We developed a nice working relationship until her chicks flew from the nest. She watched me cautiously but allowed me to water the roots of the flowers, and I was very careful not to poke her again. And you know what? That hanging basket bloomed much better than the other one. She truly was harmless and inoffensive.

To be harmless is to lack the capacity to injure or to be free from inflicting physical or mental damage. Other translations use “innocent” or “inoffensive” instead of “harmless” for this verse. Innocent means to be harmless in effect or intention. Inoffensive means to be giving no provocation.

Doves aren’t referred to as the birds of peace for nothing. Their temperament is calm and their disposition is sweet. Doves do not bite. At most they might slap you with a wing if they are guarding the nest or do not want to be picked up. Doves really are harmless.

Don’t get these instructions backward!

We want to get this in the right order—do not be wise as doves and harmless as serpents! Doves are not known for being wise, and serpents are not known for being harmless.

Doves are not the sharpest knives in the drawer. Take, for example, their nesting habits: They either do not build nests or build them very poorly. They may even lay their eggs on a windowsill!

Snakes have a reputation of being harmful, even though few serpents are truly deadly.
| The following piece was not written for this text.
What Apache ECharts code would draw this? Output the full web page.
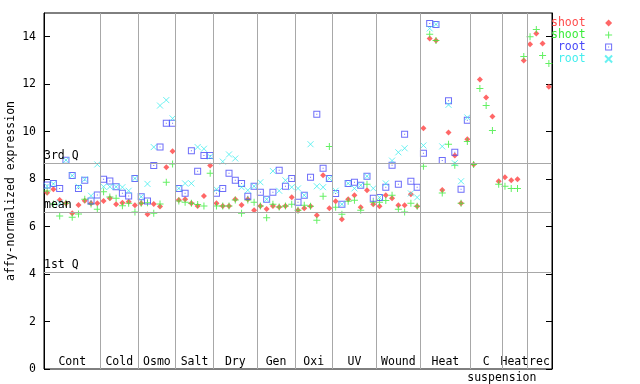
<!DOCTYPE html>
<html><head><meta charset="utf-8">
<script src="https://cdn.jsdelivr.net/npm/echarts@6/dist/echarts.min.js"></script>
<style>html,body{margin:0;padding:0;background:#fff}#c{width:640px;height:384px}</style>
</head><body><div id="c"></div>
<script>
// ---- data ----
const categories = ['Cont','Cold','Osmo','Salt','Dry','Gen','Oxi','UV','Wound','Heat','C','Heat','rec'];
const groupSizes = [9,6,6,6,7,6,6,7,7,8,5,4,4];
const subLabel = 'suspension';
const yTicks = [0,2,4,6,8,10,12,14];
const quartileLabels = ['3rd Q','mean','1st Q'];
const quartileValues = [8.67, 6.6, 4.08];

const shootRed = [
  7.43,7.57,7.12,6.98,6.56,6.91,7.09,6.98,6.98,
  7.08,7.19,6.94,7.01,7.05,6.9,
  6.98,6.52,6.95,6.85,8.5,9.18,
  7.12,7.15,6.98,6.87,7.29,8.57,
  6.98,6.87,6.87,7.15,6.91,7.15,6.69,
  6.87,6.74,6.87,6.83,6.87,7.24,
  6.69,6.77,6.86,6.48,8.16,6.77,
  7.07,6.31,7.15,7.32,6.82,7.53,6.94,
  6.86,7.32,7.19,6.9,6.9,7.36,6.86,
  10.14,13.93,13.84,7.54,9.97,9.0,6.98,9.68,
  8.62,12.2,11.44,10.64,7.91,
  8.08,7.95,7.99,13.0,
  13.68,14.14,13.71,11.89
];
const shootGreen = [
  7.5,6.95,6.45,6.98,6.39,6.53,7.15,6.95,6.73,
  7.47,7.25,7.19,6.88,6.98,6.61,
  6.98,7.0,6.56,6.95,7.87,8.64,
  7.08,7.03,6.98,6.93,6.87,8.25,
  6.87,6.87,6.87,7.12,6.56,7.12,7.03,
  6.87,6.37,6.94,6.83,6.87,6.94,
  6.69,6.9,6.86,6.27,7.28,9.37,
  6.82,6.52,7.07,7.11,6.69,7.78,7.03,
  7.03,7.1,7.32,6.73,6.61,6.98,6.86,
  8.54,14.1,13.84,7.42,9.47,8.58,6.98,9.59,
  8.62,11.82,11.1,10.05,7.78,
  7.7,7.61,7.61,13.17,
  14.0,14.3,13.21,12.87
];
const rootBlue = [
  7.75,7.82,7.61,8.8,8.15,7.61,7.95,7.08,7.33,
  7.99,7.92,7.68,7.4,7.29,8.03,
  7.26,7.08,8.57,9.35,10.35,10.35,
  7.61,7.4,9.2,8.33,9.0,9.0,
  7.4,7.61,8.25,7.95,7.82,7.28,7.7,
  7.45,7.15,7.45,8.37,7.7,8.03,
  7.03,7.32,8.08,10.73,8.46,8.03,
  7.39,6.94,7.82,7.87,7.74,8.12,7.19,
  7.23,7.66,8.58,7.78,9.89,7.91,7.66,
  9.09,14.56,14.52,8.79,11.3,9.13,7.57,10.48,
  null,null,null,null,null,
  null,null,null,null,
  null,null,null,null
];
const rootCyan = [
  7.7,7.8,7.0,8.8,8.15,7.68,7.99,7.3,8.62,
  7.68,7.68,7.68,7.66,7.51,8.03,
  7.26,7.8,9.35,11.1,11.33,10.56,
  7.61,7.82,7.82,9.35,9.28,8.95,
  7.57,8.74,9.04,8.87,7.66,7.53,7.7,
  7.87,7.15,8.34,7.51,7.95,7.66,
  7.61,7.32,9.47,7.7,7.66,8.03,
  7.51,6.94,7.82,7.61,7.74,8.12,7.61,
  7.23,7.82,8.78,9.13,9.3,7.4,7.23,
  9.42,14.35,14.52,9.38,11.13,8.67,7.91,10.6,
  null,null,null,null,null,
  null,null,null,null,
  null,null,null,null
];

// ---- derived ----
const bounds = [0];
groupSizes.forEach(s => bounds.push(bounds[bounds.length-1] + s));
const total = bounds[bounds.length-1];
const centers = groupSizes.map((s,i) => bounds[i] + s/2);
const centerLabel = {};
centers.forEach((c,i) => centerLabel[c] = categories[i]);
const subPos = bounds[11];
const toPts = arr => arr.map((v,i) => v == null ? null : [i + 0.5, v]).filter(Boolean);

const mono = 'DejaVu Sans Mono';
const fs = 11.5;
const RED = '#ff4c4c', GREEN = '#3cec3c', BLUE = '#4848f8', CYAN = '#44eeee';

const chart = echarts.init(document.getElementById('c'), null, {renderer:'canvas'});
chart.setOption({
  animation: false,
  backgroundColor: '#fff',
  grid: {left: 44, right: 88, top: 13, bottom: 15, containLabel: false, outerBoundsMode: 'none',
    show: true, borderColor: '#000', borderWidth: 1, backgroundColor: 'transparent'},
  legend: {
    orient: 'vertical', left: 551, top: 17, align: 'right',
    itemWidth: 36, itemHeight: 7, itemGap: 0, padding: 0,
    textStyle: {fontFamily: mono, fontSize: fs, lineHeight: 11},
    formatter: n => n.replace(/\d/g, ''),
    data: [
      {name: 'shoot1', textStyle: {color: RED}},
      {name: 'shoot2', textStyle: {color: GREEN}},
      {name: 'root1', textStyle: {color: BLUE}},
      {name: 'root2', textStyle: {color: CYAN}}
    ]
  },
  xAxis: [{
    type: 'value', min: 0, max: total, position: 'bottom',
    axisLine: {show: false}, axisTick: {show: false}, splitLine: {show: false},
    axisLabel: {show: true, inside: true, margin: 1, customValues: centers,
      formatter: v => centerLabel[v] || '', color: '#000', fontFamily: mono, fontSize: fs}
  }],
  yAxis: [{
    type: 'value', min: 0, max: 15, position: 'left',
    name: 'affy-normalized expression', nameLocation: 'middle', nameGap: 27, nameMoveOverlap: false,
    nameTextStyle: {fontFamily: mono, fontSize: fs, color: '#000'},
    axisLine: {show: true, lineStyle: {color: '#000'}},
    axisTick: {show: true, inside: true, length: 6, customValues: yTicks, lineStyle: {color: '#000'}},
    axisLabel: {customValues: yTicks, margin: 8, color: '#000', fontFamily: mono, fontSize: fs},
    splitLine: {show: false}
  }, {
    type: 'value', min: 0, max: 15, position: 'right',
    axisLine: {show: true, lineStyle: {color: '#000'}},
    axisTick: {show: true, inside: true, length: 6, customValues: yTicks, lineStyle: {color: '#000'}},
    axisLabel: {show: false},
    splitLine: {show: false}
  }],
  series: [
    {
      type: 'scatter', name: '_lines', data: [], z: 1, silent: true,
      markLine: {
        silent: true, symbol: 'none', animation: false,
        lineStyle: {color: '#a8a8a8', width: 1, type: 'solid'},
        data: bounds.slice(1, -1).map(b => ({xAxis: b, label: {show: false}}))
          .concat(quartileValues.map((q,i) => ({
            yAxis: q,
            label: {show: true, position: 'insideStartTop', formatter: quartileLabels[i],
              color: '#000', fontFamily: mono, fontSize: fs, distance: [0, 1]}
          })))
      }
    },
    {type: 'scatter', name: 'shoot1', z: 3, data: toPts(shootRed),
      symbol: 'path://M3,0L6,3L3,6L0,3Z', symbolSize: 6,
      symbolKeepAspect: true, itemStyle: {color: RED, opacity: 0.85}},
    {type: 'scatter', name: 'shoot2', z: 3, data: toPts(shootGreen),
      symbol: 'path://M3,0h1v3h3v1h-3v3h-1v-3h-3v-1h3z', symbolSize: 7, symbolKeepAspect: true,
      itemStyle: {color: GREEN}},
    {type: 'scatter', name: 'root1', z: 3, data: toPts(rootBlue),
      symbol: 'path://M0,0h7v7h-7z M1,1v5h5v-5z M3,3h1v1h-1z', symbolSize: 7, symbolKeepAspect: true,
      itemStyle: {color: BLUE}},
    {type: 'scatter', name: 'root2', z: 3, data: toPts(rootCyan),
      symbol: 'path://M0,0L7,7M7,0L0,7', symbolSize: 6, symbolKeepAspect: true,
      itemStyle: {color: 'rgba(0,0,0,0)', borderColor: CYAN, borderWidth: 1}}
  ]
});
// second-line label under the "C" group, positioned through the x scale
const subPx = chart.convertToPixel({xAxisIndex: 0}, subPos);
const bottomPx = chart.convertToPixel({yAxisIndex: 0}, 0);
chart.setOption({
  graphic: [{
    type: 'text', x: subPx, y: bottomPx + 3, silent: true,
    style: {text: subLabel, fill: '#000', font: fs + 'px "' + mono + '"', align: 'center', verticalAlign: 'top'}
  }]
});
</script>
</body></html>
Poisonous venom is found in only 1 percent of the serpent population, delivered by biting or spitting. Other harmful serpents are constrictors like anacondas, boas and pythons. And the Bible records the example of the most harmful serpent of all—Satan the devil (Genesis 3:1-5; Revelation 12:9).

We need to heed Jesus’ instruction to His disciples: “Therefore be wise as serpents and harmless as doves.” Detect and avoid danger, while giving no provocation or offense. Be wise and harmless—always.

When taken together, these instructions are a wonderful and balanced package of prudence and purity.